Last season, Tiedemann worked with and mentored Riley Edwards, who this season moved on to Kentucky to be the play-by-play voice of the Bowling Green Hot Rods, a Class A affiliate of the Tampa Bay Rays. Tiedemann was put in charge of hiring his replacement by Geoff Iacuessa, the Sea Dogs general manager, and Chris Cameron, the team’s vice president of communications and fan experience.

“She’s taken it upon herself to mentor any young broadcaster, but particularly young women. She feels she has a duty to really take that lead to pave the way for more women in the industry,” Cameron said.

There wasn’t a mandate to hire a woman, only to hire the best candidate. That turned out to be Pay.

Tiedemann listened to tapes sent by approximately six dozen candidates, first whittling the list down to 20, then 10, before conducting Zoom interviews with the top candidates. She had Cameron, Iacuessa and others in the front office listen to tapes and offer feedback. Pay stood out, she said.

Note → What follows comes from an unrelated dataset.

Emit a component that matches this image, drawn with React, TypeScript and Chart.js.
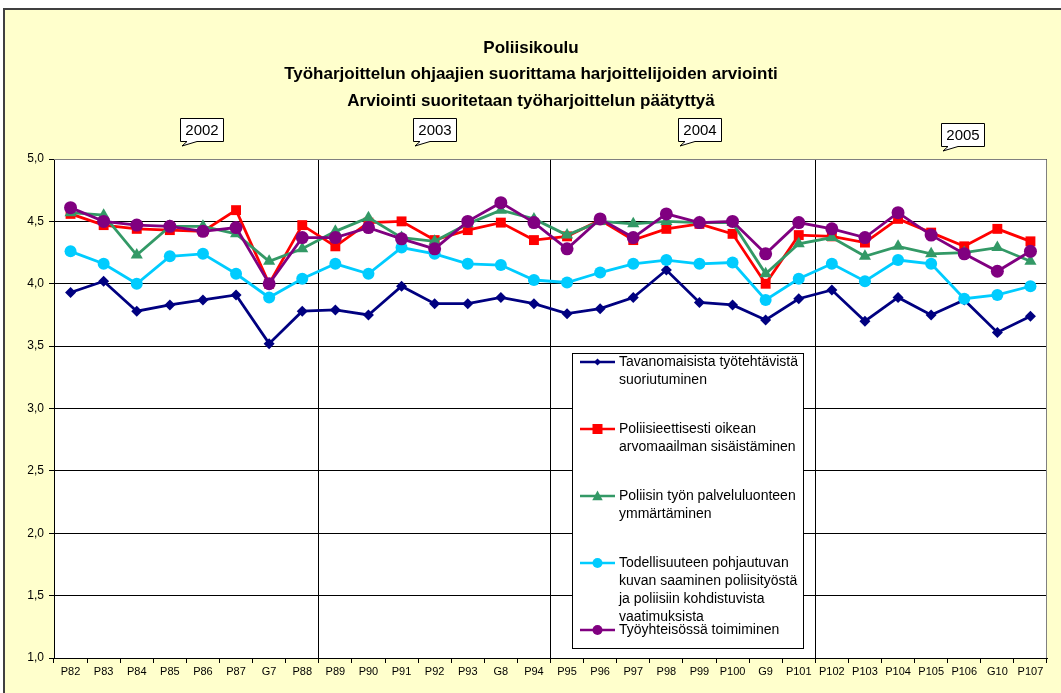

A Las Vegas native and senior at UNLV, Pay is completing her degree in journalism and media studies, with a concentration in sports journalism. She’s finishing her work remotely and will graduate in May.

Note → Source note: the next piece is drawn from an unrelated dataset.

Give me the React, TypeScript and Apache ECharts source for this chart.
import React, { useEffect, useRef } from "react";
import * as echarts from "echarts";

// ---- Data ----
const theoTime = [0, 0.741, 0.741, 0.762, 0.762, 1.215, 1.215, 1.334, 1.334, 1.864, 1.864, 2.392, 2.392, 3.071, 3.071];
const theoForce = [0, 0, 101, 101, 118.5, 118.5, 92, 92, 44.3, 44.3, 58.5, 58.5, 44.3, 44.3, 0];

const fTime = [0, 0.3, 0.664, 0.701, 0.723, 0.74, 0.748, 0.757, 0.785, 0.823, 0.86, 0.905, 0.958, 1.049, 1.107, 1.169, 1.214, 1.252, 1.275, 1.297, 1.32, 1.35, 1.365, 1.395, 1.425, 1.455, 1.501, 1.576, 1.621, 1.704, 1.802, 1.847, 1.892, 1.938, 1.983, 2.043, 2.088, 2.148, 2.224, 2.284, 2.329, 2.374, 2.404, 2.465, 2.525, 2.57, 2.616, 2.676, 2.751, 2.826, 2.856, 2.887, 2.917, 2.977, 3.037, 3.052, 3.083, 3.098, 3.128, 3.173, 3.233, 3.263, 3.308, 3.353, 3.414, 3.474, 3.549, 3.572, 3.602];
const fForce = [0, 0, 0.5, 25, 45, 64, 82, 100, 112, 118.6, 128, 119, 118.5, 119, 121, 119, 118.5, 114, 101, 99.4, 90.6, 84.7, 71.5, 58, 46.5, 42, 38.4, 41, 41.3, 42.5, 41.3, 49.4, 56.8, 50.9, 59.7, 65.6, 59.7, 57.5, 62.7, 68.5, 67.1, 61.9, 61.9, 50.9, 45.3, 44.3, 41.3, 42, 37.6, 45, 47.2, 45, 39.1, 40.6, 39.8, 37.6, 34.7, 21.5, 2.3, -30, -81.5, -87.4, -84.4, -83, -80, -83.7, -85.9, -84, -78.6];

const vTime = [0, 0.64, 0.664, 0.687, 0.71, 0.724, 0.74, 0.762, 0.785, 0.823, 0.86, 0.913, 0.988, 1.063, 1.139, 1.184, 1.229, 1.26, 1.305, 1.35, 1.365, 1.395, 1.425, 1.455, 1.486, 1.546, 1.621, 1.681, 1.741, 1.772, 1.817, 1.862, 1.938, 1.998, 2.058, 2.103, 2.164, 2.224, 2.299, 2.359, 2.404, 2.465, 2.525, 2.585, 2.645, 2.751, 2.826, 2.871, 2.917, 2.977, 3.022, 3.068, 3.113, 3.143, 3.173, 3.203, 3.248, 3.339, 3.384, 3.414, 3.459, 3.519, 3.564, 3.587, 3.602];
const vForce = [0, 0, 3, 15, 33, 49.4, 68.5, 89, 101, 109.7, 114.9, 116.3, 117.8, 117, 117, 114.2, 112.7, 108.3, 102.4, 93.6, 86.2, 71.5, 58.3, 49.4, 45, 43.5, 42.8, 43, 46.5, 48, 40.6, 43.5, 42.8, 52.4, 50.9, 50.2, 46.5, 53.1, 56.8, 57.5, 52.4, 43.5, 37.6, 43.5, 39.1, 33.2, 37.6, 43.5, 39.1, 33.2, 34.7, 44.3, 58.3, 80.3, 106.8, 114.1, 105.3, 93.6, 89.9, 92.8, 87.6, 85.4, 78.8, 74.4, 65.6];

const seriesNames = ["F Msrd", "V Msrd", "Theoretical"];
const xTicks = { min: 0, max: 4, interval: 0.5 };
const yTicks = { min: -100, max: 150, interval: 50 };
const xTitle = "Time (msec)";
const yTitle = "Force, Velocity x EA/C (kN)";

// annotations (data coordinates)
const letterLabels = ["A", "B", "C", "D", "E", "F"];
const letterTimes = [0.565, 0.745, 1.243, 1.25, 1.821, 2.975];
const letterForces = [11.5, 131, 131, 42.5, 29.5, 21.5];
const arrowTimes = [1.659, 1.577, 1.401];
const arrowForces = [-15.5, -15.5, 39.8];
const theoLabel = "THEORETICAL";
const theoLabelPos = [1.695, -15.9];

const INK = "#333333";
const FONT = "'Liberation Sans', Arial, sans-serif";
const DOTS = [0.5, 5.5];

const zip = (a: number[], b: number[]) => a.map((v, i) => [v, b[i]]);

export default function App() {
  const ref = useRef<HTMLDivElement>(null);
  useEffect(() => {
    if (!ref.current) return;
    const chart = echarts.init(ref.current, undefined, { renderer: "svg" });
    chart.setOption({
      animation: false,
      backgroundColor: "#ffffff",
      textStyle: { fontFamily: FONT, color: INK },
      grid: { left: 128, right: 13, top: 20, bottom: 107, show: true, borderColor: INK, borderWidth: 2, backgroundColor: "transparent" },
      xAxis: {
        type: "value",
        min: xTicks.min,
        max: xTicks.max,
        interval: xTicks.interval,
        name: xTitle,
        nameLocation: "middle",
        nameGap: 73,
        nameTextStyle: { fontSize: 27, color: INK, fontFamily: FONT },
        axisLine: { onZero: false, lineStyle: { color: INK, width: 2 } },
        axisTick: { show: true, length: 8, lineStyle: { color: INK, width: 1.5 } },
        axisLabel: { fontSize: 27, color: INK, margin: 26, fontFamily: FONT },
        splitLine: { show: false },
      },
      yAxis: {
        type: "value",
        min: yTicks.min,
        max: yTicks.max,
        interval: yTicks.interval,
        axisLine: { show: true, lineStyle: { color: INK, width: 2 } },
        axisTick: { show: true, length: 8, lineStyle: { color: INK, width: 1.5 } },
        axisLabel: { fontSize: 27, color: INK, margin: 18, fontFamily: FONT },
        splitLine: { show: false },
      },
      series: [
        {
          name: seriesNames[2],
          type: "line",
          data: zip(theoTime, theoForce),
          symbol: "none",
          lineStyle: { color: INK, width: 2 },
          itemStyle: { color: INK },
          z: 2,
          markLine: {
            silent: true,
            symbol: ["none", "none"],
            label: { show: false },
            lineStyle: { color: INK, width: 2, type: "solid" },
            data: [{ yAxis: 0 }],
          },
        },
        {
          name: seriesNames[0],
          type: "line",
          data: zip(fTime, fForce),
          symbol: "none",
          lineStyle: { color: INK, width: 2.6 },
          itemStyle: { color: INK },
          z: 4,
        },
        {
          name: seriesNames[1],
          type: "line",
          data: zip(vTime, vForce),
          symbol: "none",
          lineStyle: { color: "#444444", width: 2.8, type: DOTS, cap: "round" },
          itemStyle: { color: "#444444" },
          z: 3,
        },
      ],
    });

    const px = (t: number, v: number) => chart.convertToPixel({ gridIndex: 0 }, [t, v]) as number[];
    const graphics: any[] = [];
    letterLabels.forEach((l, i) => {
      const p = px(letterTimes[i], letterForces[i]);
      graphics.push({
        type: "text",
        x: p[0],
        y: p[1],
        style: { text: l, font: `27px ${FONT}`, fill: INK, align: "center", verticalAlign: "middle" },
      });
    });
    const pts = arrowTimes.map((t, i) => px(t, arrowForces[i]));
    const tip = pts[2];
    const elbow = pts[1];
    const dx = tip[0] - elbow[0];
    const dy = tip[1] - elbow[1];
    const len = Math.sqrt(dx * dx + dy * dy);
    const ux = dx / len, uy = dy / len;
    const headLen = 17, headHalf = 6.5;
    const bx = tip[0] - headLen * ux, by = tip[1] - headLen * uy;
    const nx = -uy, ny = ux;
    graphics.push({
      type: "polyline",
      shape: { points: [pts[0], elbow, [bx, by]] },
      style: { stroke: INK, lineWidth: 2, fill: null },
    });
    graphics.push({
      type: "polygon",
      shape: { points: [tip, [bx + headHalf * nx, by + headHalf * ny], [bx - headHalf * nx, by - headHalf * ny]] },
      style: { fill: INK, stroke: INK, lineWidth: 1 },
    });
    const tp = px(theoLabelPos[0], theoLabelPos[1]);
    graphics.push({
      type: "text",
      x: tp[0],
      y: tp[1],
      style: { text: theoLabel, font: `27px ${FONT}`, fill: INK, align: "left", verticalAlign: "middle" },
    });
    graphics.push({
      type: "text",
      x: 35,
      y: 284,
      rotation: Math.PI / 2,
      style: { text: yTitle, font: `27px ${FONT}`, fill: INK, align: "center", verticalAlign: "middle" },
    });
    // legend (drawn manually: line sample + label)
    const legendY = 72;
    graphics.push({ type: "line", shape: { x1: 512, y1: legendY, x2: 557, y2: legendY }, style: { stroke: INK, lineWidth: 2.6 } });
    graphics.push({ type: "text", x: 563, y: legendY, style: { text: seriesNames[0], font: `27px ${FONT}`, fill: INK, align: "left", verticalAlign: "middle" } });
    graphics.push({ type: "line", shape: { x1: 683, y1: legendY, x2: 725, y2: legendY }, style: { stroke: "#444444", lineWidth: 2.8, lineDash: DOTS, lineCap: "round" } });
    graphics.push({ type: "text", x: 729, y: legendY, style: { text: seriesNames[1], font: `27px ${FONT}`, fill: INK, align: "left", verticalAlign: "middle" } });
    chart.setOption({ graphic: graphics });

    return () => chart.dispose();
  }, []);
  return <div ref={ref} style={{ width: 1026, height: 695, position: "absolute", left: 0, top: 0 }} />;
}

“I want to be in baseball, and baseball starts in April. I figured if not now, then I have to wait another year to get going. My professors are very nice about accommodating that and were supportive in making that happen,” Pay said.

Pay called some baseball games at UNLV for the student radio station, and also did public address work. In 2021, she interned with the Northwoods League, a summer collegiate baseball league similar to the Cape League. Pay worked last summer with the Cotuit Kettleers of the Cape Cod League, where she was able to do play-by-play of games.

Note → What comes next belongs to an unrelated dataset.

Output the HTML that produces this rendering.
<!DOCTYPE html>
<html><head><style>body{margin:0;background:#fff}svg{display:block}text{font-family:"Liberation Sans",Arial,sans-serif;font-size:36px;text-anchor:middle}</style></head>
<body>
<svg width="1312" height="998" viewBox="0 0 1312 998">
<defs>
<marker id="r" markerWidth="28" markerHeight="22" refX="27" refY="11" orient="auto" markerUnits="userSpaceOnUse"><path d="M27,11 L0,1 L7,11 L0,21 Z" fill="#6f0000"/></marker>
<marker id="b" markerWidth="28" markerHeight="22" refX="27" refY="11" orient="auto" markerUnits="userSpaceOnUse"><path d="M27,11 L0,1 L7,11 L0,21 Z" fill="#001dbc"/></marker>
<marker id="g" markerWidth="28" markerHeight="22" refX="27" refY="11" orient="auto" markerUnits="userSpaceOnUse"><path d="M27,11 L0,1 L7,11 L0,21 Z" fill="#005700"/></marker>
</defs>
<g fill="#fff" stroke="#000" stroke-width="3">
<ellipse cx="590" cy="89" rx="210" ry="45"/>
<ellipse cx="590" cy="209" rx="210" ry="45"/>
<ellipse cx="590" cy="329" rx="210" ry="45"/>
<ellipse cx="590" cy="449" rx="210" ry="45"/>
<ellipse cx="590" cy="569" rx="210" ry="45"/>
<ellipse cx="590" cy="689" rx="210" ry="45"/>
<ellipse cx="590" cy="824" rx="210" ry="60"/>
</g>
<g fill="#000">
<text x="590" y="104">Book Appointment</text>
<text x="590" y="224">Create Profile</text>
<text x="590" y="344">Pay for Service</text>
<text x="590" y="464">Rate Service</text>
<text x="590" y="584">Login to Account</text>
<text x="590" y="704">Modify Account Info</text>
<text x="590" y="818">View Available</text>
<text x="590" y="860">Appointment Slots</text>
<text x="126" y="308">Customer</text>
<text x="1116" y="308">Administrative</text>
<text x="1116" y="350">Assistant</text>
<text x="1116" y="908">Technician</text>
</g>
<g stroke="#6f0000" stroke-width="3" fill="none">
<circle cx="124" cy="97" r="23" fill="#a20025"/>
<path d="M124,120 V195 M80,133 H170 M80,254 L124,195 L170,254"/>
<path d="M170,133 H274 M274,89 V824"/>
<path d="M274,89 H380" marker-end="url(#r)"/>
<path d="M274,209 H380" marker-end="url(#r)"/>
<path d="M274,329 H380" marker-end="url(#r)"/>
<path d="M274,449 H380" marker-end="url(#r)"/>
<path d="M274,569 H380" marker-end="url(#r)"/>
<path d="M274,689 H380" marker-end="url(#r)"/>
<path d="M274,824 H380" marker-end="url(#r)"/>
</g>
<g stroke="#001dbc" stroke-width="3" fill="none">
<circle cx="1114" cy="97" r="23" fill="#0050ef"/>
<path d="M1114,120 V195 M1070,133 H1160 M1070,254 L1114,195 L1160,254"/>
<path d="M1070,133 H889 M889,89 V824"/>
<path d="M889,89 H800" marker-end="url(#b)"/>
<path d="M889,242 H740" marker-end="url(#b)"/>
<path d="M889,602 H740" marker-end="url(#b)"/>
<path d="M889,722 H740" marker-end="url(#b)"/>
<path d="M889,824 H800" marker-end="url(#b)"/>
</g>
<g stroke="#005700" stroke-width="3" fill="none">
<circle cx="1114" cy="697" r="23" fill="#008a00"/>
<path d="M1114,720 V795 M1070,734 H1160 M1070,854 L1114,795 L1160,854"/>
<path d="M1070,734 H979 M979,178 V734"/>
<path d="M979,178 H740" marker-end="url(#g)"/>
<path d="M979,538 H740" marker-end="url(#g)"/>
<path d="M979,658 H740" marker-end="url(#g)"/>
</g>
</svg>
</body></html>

Riley Pay, left, Emma Tiedemann keep score during a broadcast of the Portland Sea Dogs game against Reading at Hadlock Field on Wednesday evening. Brianna Soukup/Staff Photographe

“Honestly, a big part of why I’m here is Emma,” Pay said. “I’d seen her stuff years before this and was very familiar with her work and how she called games, just the natural talent that she has with broadcasts. When I saw a position open to come be her assistant specifically, I knew that was an opportunity I would make happen no matter how far (from home) it was.”

When Tiedemann listened to Pay’s resume tape, she heard a broadcaster who was comfortable on air despite being new to the craft.


“Her references were just off the charts phenomenal. I kept hanging up from talking to people thinking, ‘Well if I don’t hire her, this is a mistake on my end.’ That’s the way they speak so highly of her,” Tiedemann said.

The Sea Dogs’ broadcast crew continues a groundbreaking trend at Hadlock Field. Last year, Katie Krall became the first female coach in team history. Krall, like other coaches on the Sea Dogs, was employed by the Boston Red Sox and served as Portland’s development coach. She has since left the Red Sox organization and now works as a senior product manager for Hawk-Eye Innovations, where she specializes in technology that analyzes baseball performance.

On Opening Night, Tiedemann and Pay each got to call a Sea Dogs home run, an early highlight of the season. Pay said she’s learning a lot from watching the natural eye Tiedemann has for the game.

“She calls it exactly like it is, and she calls it in a way that’s simple to understand for everybody. The way she understands the game is something that really impresses me. It’s very obvious when she calls games how much she loves it. I think that says a lot to everybody who is listening,” Pay said. When the team is on the road, she stays in Portland and works the radio board while Tiedemann broadcasts the game.

Tiedemann is just the fifth lead play-by-play radio voice in the 30-year history of the Sea Dogs. Cameron said he expects with her talent, she will move on to a higher level of baseball sooner rather than later.

“I love what I do. Deeper than that, I love picking the brain of our manager (Chad Epperson) and our coaching staff and our players, literally learning something new every day about the game of baseball. This game is so complex and so awesome, you see something new every day,” Tiedemann said.